Suspend is a key feature, and energy costs more than ever. It's not acceptable not to suspend. Many people won't shut down, and if they can't suspend, they'll just leave the system on and turn off the display.
I hope they're at least using the lowest power states when at idle, and with a governor more intelligent than ondemand.
"You're right," Fisheye says. "I should have set it on 'whip' or 'chop.'"
Considering the push for the "Year of the Linux Desktop" it's strange Ubuntu does not support hibernate and hasn't for years now.

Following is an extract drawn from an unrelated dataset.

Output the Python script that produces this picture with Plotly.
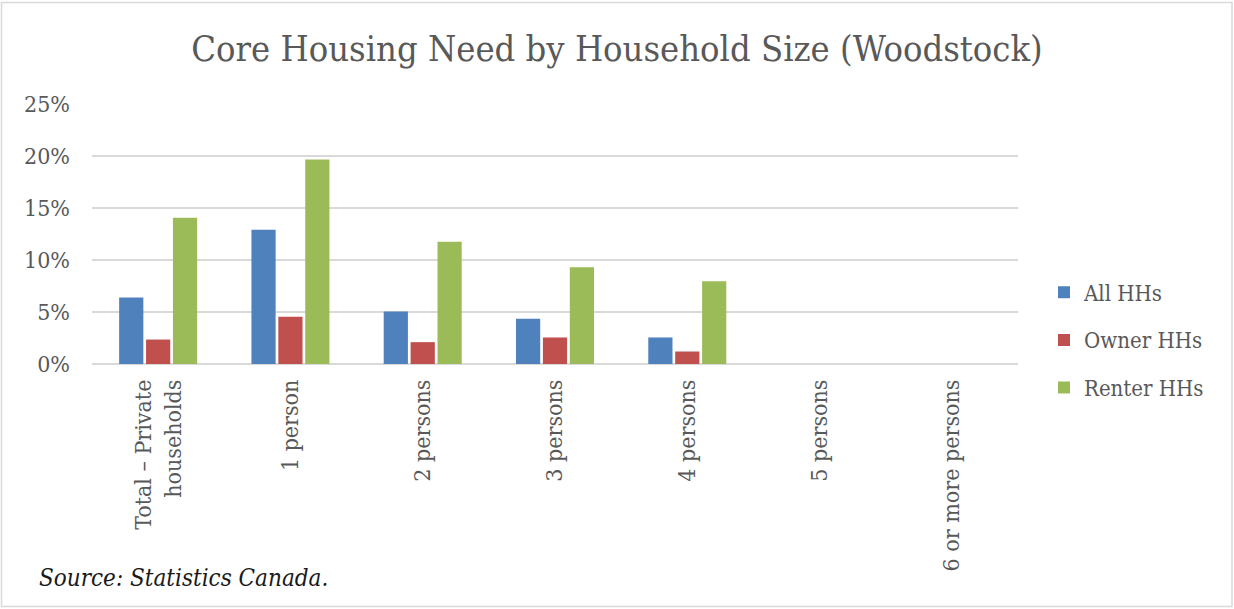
import plotly.graph_objects as go

# Household size categories and core-housing-need rates (%)
categories = [
    "Total – Private<br>households",
    "1 person",
    "2 persons",
    "3 persons",
    "4 persons",
    "5 persons",
    "6 or more persons",
]
all_hhs = [6.4, 12.9, 5.05, 4.35, 2.55, 0, 0]
owner_hhs = [2.35, 4.55, 2.1, 2.55, 1.2, 0, 0]
renter_hhs = [14.05, 19.65, 11.75, 9.3, 7.95, 0, 0]

series_names = ["All HHs", "Owner HHs", "Renter HHs"]
series_colors = ["#4F81BD", "#C0504D", "#9BBB59"]
y_ticks = [0, 5, 10, 15, 20, 25]
y_tick_labels = ["0%", "5%", "10%", "15%", "20%", "25%"]

SERIF = "DejaVu Serif Condensed, DejaVu Serif, serif"
TEXT_GREY = "#595959"

W, H = 1234, 609
L, R, T, B = 92, 216, 103, 245
pw, ph = W - L - R, H - T - B


def px_x(x):
    return (x - L) / pw


def px_y(y):
    return (H - B - y) / ph


fig = go.Figure()
for name, vals, color in zip(series_names, [all_hhs, owner_hhs, renter_hhs], series_colors):
    fig.add_trace(
        go.Bar(
            x=categories,
            y=vals,
            name=name,
            legendgroup=name,
            marker=dict(color=color, line=dict(width=0)),
        )
    )

fig.update_layout(
    width=W,
    height=H,
    margin=dict(l=L, r=R, t=T, b=B, autoexpand=False),
    paper_bgcolor="white",
    plot_bgcolor="white",
    barmode="group",
    bargap=0.39,
    bargroupgap=0.1,
    title=dict(
        text="Core Housing Need by Household Size (Woodstock)",
        x=0.5,
        xanchor="center",
        y=1 - 48 / H,
        yanchor="middle",
        font=dict(family=SERIF, size=36, color=TEXT_GREY),
    ),
    xaxis=dict(
        tickangle=-90,
        tickfont=dict(family=SERIF, size=23, color=TEXT_GREY),
        showline=False,
        ticks="",
        showgrid=False,
        ticklabelstandoff=10,
    ),
    yaxis=dict(
        range=[0, 25.08],
        tickvals=y_ticks,
        ticktext=y_tick_labels,
        tickfont=dict(family=SERIF, size=23, color=TEXT_GREY),
        showgrid=True,
        gridcolor="#D9D9D9",
        gridwidth=1.5,
        zeroline=True,
        zerolinecolor="#D9D9D9",
        zerolinewidth=1.5,
        showline=False,
        ticks="",
        ticklabelstandoff=21,
    ),
    legend=dict(
        x=px_x(1044),
        xanchor="left",
        y=px_y(340),
        yanchor="middle",
        font=dict(family=SERIF, size=22, color=TEXT_GREY),
        tracegroupgap=16,
        itemwidth=30,
        bgcolor="rgba(0,0,0,0)",
    ),
    showlegend=True,
    annotations=[
        dict(
            text="<i>Source: Statistics Canada.</i>",
            xref="paper",
            yref="paper",
            x=px_x(37),
            y=px_y(578),
            xanchor="left",
            yanchor="middle",
            showarrow=False,
            font=dict(family=SERIF, size=24, color="#1a1a1a"),
        )
    ],
    shapes=[
        dict(
            type="rect",
            xref="paper",
            yref="paper",
            x0=px_x(1.5),
            x1=px_x(1232),
            y0=px_y(606.5),
            y1=px_y(2.5),
            line=dict(color="#D9D9D9", width=1.5),
            fillcolor="rgba(0,0,0,0)",
            layer="below",
        )
    ],
)

fig.write_html("out.html")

Hibernate is important, because unlike suspend it does not require power.
It's annoying to have the computer shutdown when it runs out of power instead of simply hibernating.
No.
This is a great example of how not to close a bug report.
Merely stating that the feature "is no longer supported" and closing the bug report without giving any further explanation is the wrong way of handling the situation.
If a user went to the trouble of submitting the ticket, then somebody associated with the project should at least put forth the small amount of effort it takes to explain why the bug is being closed without being properly resolved.
Providing some concrete information is just the sensible, courteous thing to do.
Uselessly vague "$FEATURE is no longer supported"-type replies do no good.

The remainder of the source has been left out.